Senate/House Outline Follows USPTO’s Top-Down Approach

The USPTO released Revised Guidance on Patent Eligibility Under 35 U.S.C. § 101 back in January. The Guidelines simplified the case law by presenting a top-down approach to distill the morass of case law on abstract ideas into a list of exempted categories.

Under its new Guidleines, if a patented claim was not directed to an exempt category, the the claims passed muster. If the claim is directed to an enumerated category, a practical application analysis is then performed, and if satisfied, the claims still pass 101 scrutiny. The result is a more patent friendly, and manageable analysis….at least at the USPTO.

Since introduction of the Guidelines, however, the Courts have declined to show them deference. Yet, Congress appears poised to enact legislation to forcibly align the Courts with the agency 101 Guidelines.

Today, both Houses of Congress released identical draft outlines (here) for Section 101 Reform that essentially track the USPTO Guidlines.

The Draft Outline presents the following framework for future legislation:

• Keep existing statutory categories of process, machine, manufacture, or composition of matter, or any useful improvement thereof.

• Eliminate, within the eligibility requirement, that any invention or discovery be both “new and useful.” Instead, simply require that the invention meet existing statutory utility requirements.

• Define, in a closed list, exclusive categories of statutory subject matter which alone should not be eligible for patent protection. The sole list of exclusions might include the following categories, for example:

▪ Fundamental scientific principles;
▪ Products that exist solely and exclusively in nature;
▪ Pure mathematical formulas;
▪ Economic or commercial principles;
▪ Mental activities.

• Create a “practical application” test to ensure that the statutorily ineligible subject matter is construed narrowly.

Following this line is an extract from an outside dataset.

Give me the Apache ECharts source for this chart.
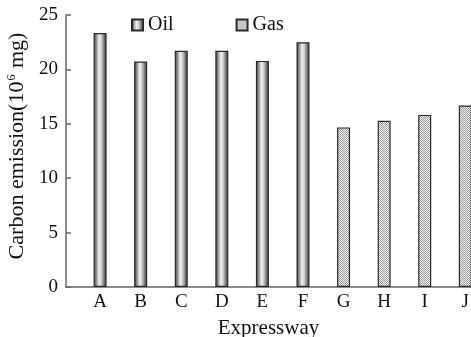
<!DOCTYPE html>
<html><head><meta charset="utf-8">
<script src="https://cdn.jsdelivr.net/npm/echarts@6/dist/echarts.min.js"></script>
<style>html,body{margin:0;padding:0;background:#fff}#c{width:471px;height:337px}</style>
</head><body><div id="c"></div>
<script>
const categories = ['A','B','C','D','E','F','G','H','I','J'];
const oilCategories = ['A','B','C','D','E','F'];
const oilValues = [23.35, 20.72, 21.72, 21.72, 20.78, 22.5];
const gasCategories = ['G','H','I','J'];
const gasValues = [14.67, 15.27, 15.82, 16.68];
const yTicks = [0, 5, 10, 15, 20, 25];

const FONT = 'Liberation Serif';

function checker() {
  const c = document.createElement('canvas');
  c.width = 4; c.height = 4;
  const g = c.getContext('2d');
  g.fillStyle = '#f4f4f4'; g.fillRect(0,0,4,4);
  g.fillStyle = '#9a9a9a';
  g.fillRect(0,0,1,1); g.fillRect(2,0,1,1); g.fillRect(1,1,1,1); g.fillRect(3,1,1,1);
  g.fillRect(0,2,1,1); g.fillRect(2,2,1,1); g.fillRect(1,3,1,1); g.fillRect(3,3,1,1);
  return c;
}
const oilFill = {type:'linear', x:0, y:0, x2:1, y2:0, colorStops:[
  {offset:0, color:'#3a3a3a'}, {offset:0.2, color:'#8a8a8a'}, {offset:0.42, color:'#f2f2f2'},
  {offset:0.6, color:'#cfcfcf'}, {offset:0.8, color:'#7a7a7a'}, {offset:1, color:'#3a3a3a'}]};
const gasFill = {image: checker(), repeat: 'repeat'};

const chart = echarts.init(document.getElementById('c'));
chart.setOption({
  animation: false,
  textStyle: {fontFamily: FONT},
  grid: {left: 66, right: 0, top: 15, bottom: 50, containLabel: false, outerBoundsMode: 'none'},
  legend: {
    left: 126, top: 10, itemGap: 62, itemWidth: 11, itemHeight: 11,
    icon: 'rect',
    textStyle: {fontFamily: FONT, fontSize: 20, color: '#111'},
    data: ['Oil', 'Gas']
  },
  xAxis: {
    type: 'value', min: -0.84, max: 9.14,
    name: 'Expressway', nameLocation: 'middle', nameGap: 31,
    nameTextStyle: {fontFamily: FONT, fontSize: 21, color: '#111', verticalAlign: 'top'},
    axisLine: {show: true, onZero: false, lineStyle: {color: '#666', width: 1.5}},
    axisTick: {show: false},
    splitLine: {show: false},
    axisLabel: {
      customValues: categories.map((c, i) => i),
      formatter: v => categories[Math.round(v)],
      fontFamily: FONT, fontSize: 19, color: '#111', margin: 6
    }
  },
  yAxis: {
    type: 'value', min: 0, max: 25, interval: 5,
    name: '{a|Carbon emission(10}{s|6}{a| mg)}', nameLocation: 'middle', nameGap: 37,
    nameTextStyle: {fontFamily: FONT, padding: [0, 0, 0, 10], rich: {
      a: {fontFamily: FONT, fontSize: 22, color: '#111'},
      s: {fontFamily: FONT, fontSize: 12, color: '#111', verticalAlign: 'top', lineHeight: 12, padding:[0,1,10,1]}
    }},
    axisLine: {show: true, onZero: false, lineStyle: {color: '#666', width: 1.5}},
    axisTick: {show: true, inside: true, length: 5, lineStyle: {color: '#666', width: 1.5}},
    splitLine: {show: false},
    axisLabel: {fontFamily: FONT, fontSize: 19, color: '#111', margin: 8,
      formatter: v => yTicks.includes(v) ? String(v) : ''}
  },
  series: [
    {name: 'Oil', type: 'bar', barWidth: 13, barGap: '-100%',
     data: oilValues.map((v, i) => [categories.indexOf(oilCategories[i]), v]),
     itemStyle: {color: oilFill, borderColor: '#2a2a2a', borderWidth: 1.2}},
    {name: 'Gas', type: 'bar', barWidth: 13, barGap: '-100%',
     data: gasValues.map((v, i) => [categories.indexOf(gasCategories[i]), v]),
     itemStyle: {color: gasFill, borderColor: '#2a2a2a', borderWidth: 1.2}}
  ]
});
</script>
</body></html>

• Ensure that simply reciting generic technical language or generic functional language does not salvage an otherwise ineligible claim.

• Statutorily abrogate judicially created exceptions to patent eligible subject matter in favor of exclusive statutory categories of ineligible subject matter.

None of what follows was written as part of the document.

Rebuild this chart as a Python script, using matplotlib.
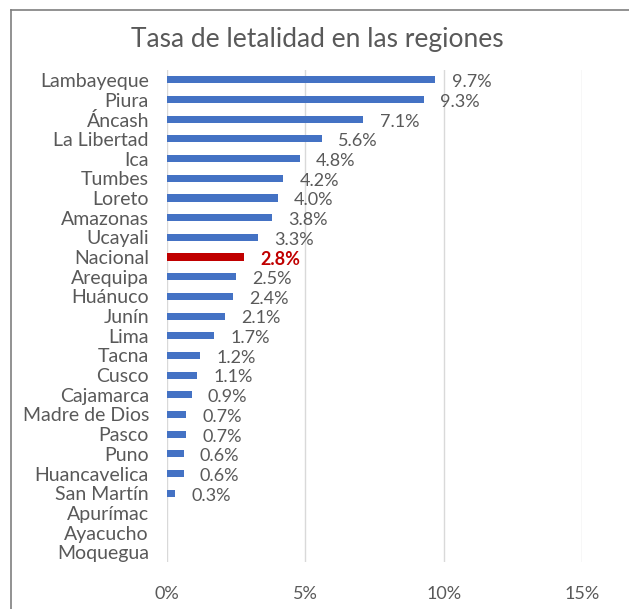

• Make clear that eligibility is determined by considering each and every element of the claim as a whole and without regard to considerations properly addressed by 102, 103 and 112.

As can be appreicated,defining a closed list, just like the Guidelines, will go a long way to simplifying 101 analysis. Likewise, the practical application test also follows the lead of the agency. Other changes include the spearation of concerns about whether technology is “known or conventional, ” which the agency has done its best to filter out of its primary analysis.

While this proposal is likely music to the ears of those in medical diagnostics and Bio/Pharma fields, for Big Tech, the focus be on the specifics of the practical application test.

One thing is clear, Congress is has placed 101 Reform on the fast track and we can expect to see a draft bill emerging sooner rather than later.